Exercise instructions: Counting only lines that hold "Python", give the total and nothing more.
====== Data for the task
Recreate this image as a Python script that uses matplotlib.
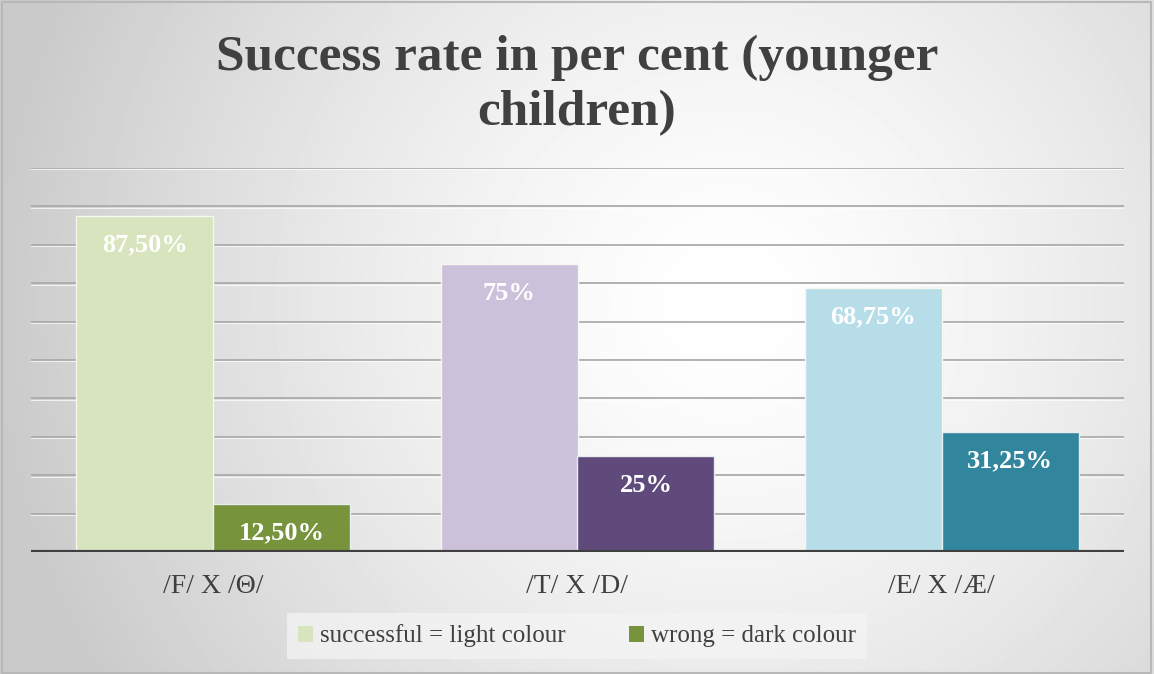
import numpy as np
import matplotlib
matplotlib.use("Agg")
import matplotlib.pyplot as plt
from matplotlib.patches import Patch

# data
categories = ["/F/ X /Θ/", "/T/ X /D/", "/E/ X /Æ/"]
successful = [87.5, 75.0, 68.75]
wrong = [12.5, 25.0, 31.25]
successful_labels = ["87,50%", "75%", "68,75%"]
wrong_labels = ["12,50%", "25%", "31,25%"]

light_cols = ["#d7e4bd", "#ccc1da", "#b7dee8"]
dark_cols = ["#77933c", "#604a7b", "#31859c"]

SERIF = ["Liberation Serif", "DejaVu Serif"]
plt.rcParams["font.family"] = SERIF

W, H = 1154, 674
fig = plt.figure(figsize=(W / 100, H / 100), dpi=100)

# radial gradient background
bg = fig.add_axes([0, 0, 1, 1], zorder=-10)
yy, xx = np.mgrid[0:H, 0:W]
cx, cy = 0.63 * W, 0.45 * H
r = np.sqrt(((xx - cx) / (0.64 * W)) ** 2 + ((yy - cy) / (0.64 * W)) ** 2)
r = np.clip(r, 0, 1)
val = 1.0 - 0.21 * r ** 1.4
bg.imshow(val, cmap="gray", vmin=0, vmax=1, aspect="auto", extent=[0, 1, 0, 1])
bg.set_xlim(0, 1)
bg.set_ylim(0, 1)
bg.axis("off")
# thin frame of the chart area
bg.plot([0.002, 0.002, 0.997, 0.997, 0.002], [0.002, 0.997, 0.997, 0.002, 0.002],
        color="#b8b8b8", lw=1.5)

ax = fig.add_axes([31 / W, 1 - 552 / H, (1124 - 31) / W, (552 - 168) / H])
ax.patch.set_alpha(0)

x = np.arange(len(categories))
bw = 0.376
bars1 = ax.bar(x - bw / 2, successful, bw, color=light_cols, edgecolor="#f4f8ee",
               linewidth=1.0, zorder=3)
bars2 = ax.bar(x + bw / 2, wrong, bw, color=dark_cols, edgecolor="#e8eef0",
               linewidth=1.0, zorder=3)

for bars, labels in ((bars1, successful_labels), (bars2, wrong_labels)):
    for b, lab in zip(bars, labels):
        ax.annotate(lab, (b.get_x() + b.get_width() / 2, b.get_height()),
                    xytext=(0, -21), textcoords="offset points", ha="center",
                    va="center", color="white", fontsize=19, fontweight="bold",
                    zorder=4)

ax.set_xlim(-0.5, 2.5)
ax.set_ylim(0, 100)
for g in range(10, 101, 10):
    ax.axhline(g, color="#ababab", lw=1.3, zorder=1)
    ax.axhline(g - 0.35, color="#ffffff", lw=0.8, alpha=0.7, zorder=1)
ax.axhline(0, color="#404040", lw=3, zorder=5)

for s in ax.spines.values():
    s.set_visible(False)
ax.set_yticks([])
ax.set_xticks(x)
ax.set_xticklabels(categories, fontsize=20, color="#404040")
ax.tick_params(axis="x", length=0, pad=16)

fig.text(0.5, 1 - 58 / H, "Success rate in per cent (younger", ha="center",
         va="center", fontsize=37, fontweight="bold", color="#404040")
fig.text(0.5, 1 - 113 / H, "children)", ha="center", va="center",
         fontsize=37, fontweight="bold", color="#404040")

handles = [Patch(facecolor=light_cols[0], edgecolor="none", label="successful = light colour"),
           Patch(facecolor=dark_cols[0], edgecolor="none", label="wrong = dark colour")]
leg = fig.legend(handles=handles, loc="center", bbox_to_anchor=(577 / W, 1 - 636 / H),
                 ncol=2, frameon=True, fontsize=18, handlelength=0.6,
                 handleheight=0.6, handletextpad=0.3, columnspacing=2.5,
                 borderpad=0.45, labelcolor="#404040")
leg.get_frame().set_facecolor("#f4f4f4")
leg.get_frame().set_alpha(0.75)
leg.get_frame().set_edgecolor("none")
leg.get_frame().set_boxstyle("square", pad=0)

fig.savefig("out.png", dpi=100)
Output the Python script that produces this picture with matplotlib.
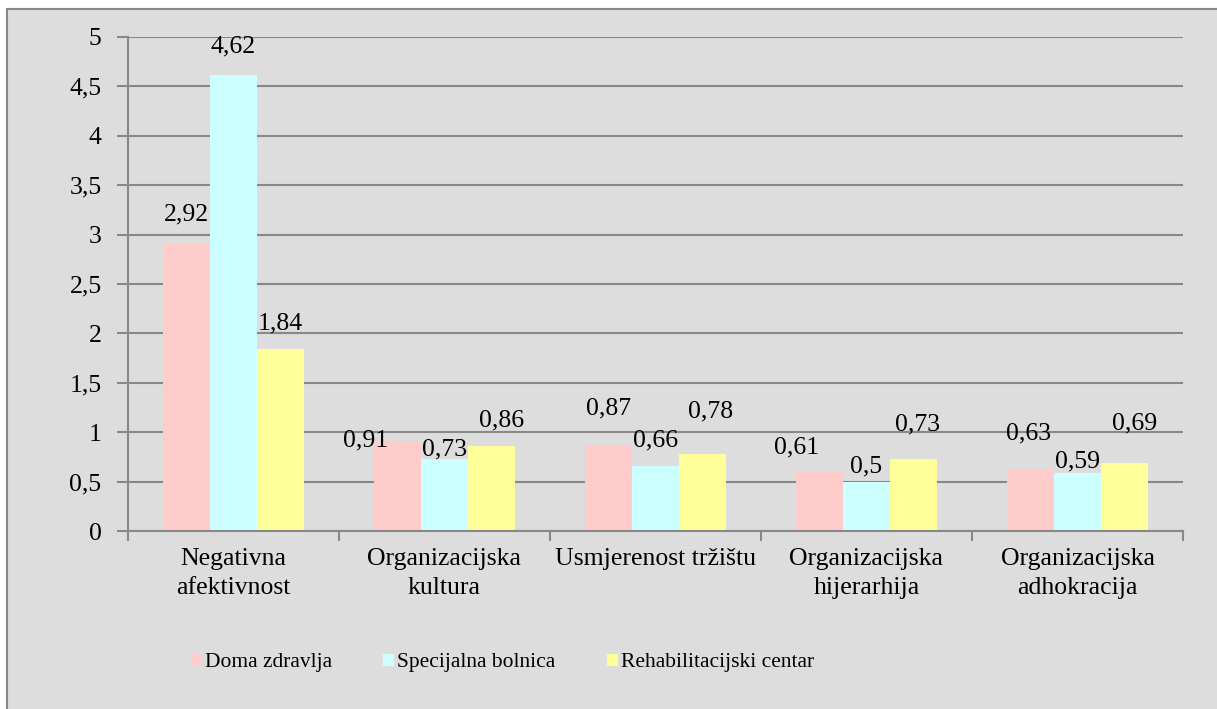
============
Correct response: 2